The study, conducted by consultancy Verisk Maplecroft, found that China and India each produced waste combined than the US but America generated more per head
America contributes more man-made waste per person than in any other country, according to new research.
Despite accounting for 4% of the planet’s population, it produces 12% of the world’s municipal solid waste (MSW), which includes items like computers, batteries and packaging.
The Waste Generation and Recycling Indices found that China and India produce more MSW – a combined total of 27% – than the US, but each country has a higher share of the global population than America.
UK-based risk and strategic consulting firm Verisk Maplecroft published the study after measuring the waste generation and recycling performance of 194 countries to uncover a global picture on how nations deal with the waste they produce.
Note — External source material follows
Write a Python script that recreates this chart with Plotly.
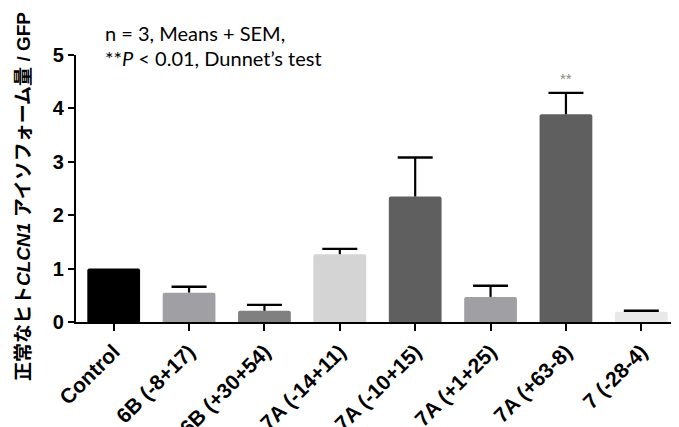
import plotly.graph_objects as go

categories = ["Control", "6B (-8+17)", "6B (+30+54)", "7A (-14+11)",
              "7A (-10+15)", "7A (+1+25)", "7A (+63-8)", "7 (-28-4)"]
means = [1.00, 0.55, 0.21, 1.27, 2.35, 0.47, 3.89, 0.19]
sem = [0.0, 0.11, 0.11, 0.10, 0.73, 0.21, 0.40, 0.02]
colors = ["#000000", "#a0a0a4", "#808080", "#d4d4d4",
          "#5f5f5f", "#a0a0a4", "#5f5f5f", "#e8e8e8"]
y_ticks = [0, 1, 2, 3, 4, 5]

# page offset (default body margin of the html page)
OFF = 8
W, H = 679, 427
# desired plot area in page pixels: left 76, right 679, top 55, bottom 322
ML = 76 - OFF
MT = 55 - OFF
MR = W - (679 - OFF)
MB = H - (322 - OFF)
pw, ph = W - ML - MR, H - MT - MB

fig = go.Figure()
fig.add_trace(go.Bar(
    x=list(range(len(categories))), y=means,
    marker=dict(color=colors, line=dict(width=0), cornerradius=2),
    width=0.7,
    error_y=dict(type="data", array=sem, arrayminus=[0] * len(sem),
                 symmetric=False, color="#000000", thickness=2.2, width=0,
                 visible=True),
    showlegend=False, hoverinfo="skip",
))

# caps of the upper error bars
cap_x = [i for i, s in enumerate(sem) if s > 0]
cap_y = [means[i] + sem[i] for i in cap_x]
fig.add_trace(go.Scatter(
    x=cap_x, y=cap_y, mode="markers",
    marker=dict(symbol="line-ew", size=25, color="#000000",
                line=dict(width=2.4, color="#000000")),
    showlegend=False, hoverinfo="skip", cliponaxis=False,
))

tick_font = dict(family="Liberation Sans, Arial, sans-serif", size=21, color="#000000")

fig.update_layout(
    width=W, height=H,
    margin=dict(l=ML, r=MR, t=MT, b=MB, autoexpand=False),
    paper_bgcolor="#ffffff", plot_bgcolor="#ffffff",
    xaxis=dict(
        range=[-0.5, 7.5], showline=True, linecolor="#000000", linewidth=2.2,
        ticks="outside", ticklen=7, tickwidth=2, tickcolor="#000000",
        tickangle=-45, showgrid=False, zeroline=False,
        tickfont=tick_font,
        tickvals=list(range(len(categories))),
        ticktext=["<b>%s</b>" % c for c in categories],
        automargin=False,
    ),
    yaxis=dict(
        range=[0, 5], showline=True, linecolor="#000000", linewidth=2.2,
        ticks="outside", ticklen=6, tickwidth=2, tickcolor="#000000",
        tickvals=y_ticks, ticktext=["<b>%d</b>" % t for t in y_ticks],
        tickfont=dict(family="Liberation Sans, Arial, sans-serif", size=20, color="#000000"),
        showgrid=False, zeroline=False, automargin=False,
    ),
)

def px_x(p):
    return (p - OFF - ML) / pw

def px_y(p):
    return (H - MB - (p - OFF)) / ph

fig.add_annotation(
    text="<b>正常なヒト<i>CLCN1</i> アイソフォーム量 / GFP</b>",
    xref="paper", yref="paper", x=px_x(23), y=px_y(197),
    xanchor="center", yanchor="middle", textangle=-90, showarrow=False,
    font=dict(family="Liberation Sans, Noto Sans CJK JP, sans-serif", size=19, color="#000000"),
)
fig.add_annotation(
    text="n = 3, Means + SEM,",
    xref="paper", yref="paper", x=px_x(103), y=px_y(33),
    xanchor="left", yanchor="middle", showarrow=False,
    font=dict(family="Lato, sans-serif", size=20, color="#000000"),
)
fig.add_annotation(
    text="**<i>P</i> &lt; 0.01, Dunnet’s test",
    xref="paper", yref="paper", x=px_x(103), y=px_y(58),
    xanchor="left", yanchor="middle", showarrow=False,
    font=dict(family="Lato, sans-serif", size=20, color="#000000"),
)
fig.add_annotation(
    text="**", x=6, y=means[6] + sem[6], xref="x", yref="y",
    yanchor="bottom", yshift=4, showarrow=False,
    font=dict(family="Liberation Sans, Arial, sans-serif", size=15, color="#8a8a8a"),
)

fig.write_html("out.html")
Verisk Maplecroft’s senior environmental analyst Niall Smith said: “With the world’s attention firmly fixed on the problem of waste, we expect governments to act, with businesses footing the bill.
“Beyond the potential financial impacts, the reputational risks for business are high if they ignore intensifying interest in the issue from consumers and investors.
“It’s going to be vital for companies to get ahead of these issues. Investing in circular economy measures can not only mitigate risk but can open up new markets and improve brand reputation.”
Other findings from the Waste Generation and Recycling Indices study
The study also found that only China, India and Indonesia within the G20 member nations have a higher share of the global population then they have percentage of MSW generation.
Verisk Maplecroft used what it calls the Waste Generation Index, which provides a quantitative assessment of waste production rates by country, taking into account a selection of key waste types including MSW, hazardous waste, food waste and plastic waste.
Its research also calculated that more than 2.1 billion tonnes of MSW are generated globally each year – enough to fill 822,000 Olympic-sized swimming pools – with only 16% of this recycled each year, and 46% disposed of unsustainably.
The firm said this presents potential health and safety risks, damage to ecosystem services and waste management challenges for both local and national governments.
Germany the best at recycling waste, according to Verisk Maplecroft’s analysis
Another area Verisk Maplecroft looked into was the recycling MSW in individual countries.
National rates of recycling, collection and adequate disposal, as well as governmental commitment to international treaties on waste, were all measured to create a Recycling Index (REI). This rates countries’ efforts to promote good waste standards.
The study also indicated that, even for the best-performing countries, there is plenty of room for improvement – citing the UK as an example.
Despite being seventh on the global REI index, with a 44% recycling rate, this level has stalled for the best part of a decade.
Verisk Maplecroft said import bans in countries like China, Thailand, Vietnam and Malaysia – alongside agreements from most countries to restrict shipments of hard-to-recycle plastic waste to poorer nations – means it will become harder to improve recycling for countries that are under-performing in this area.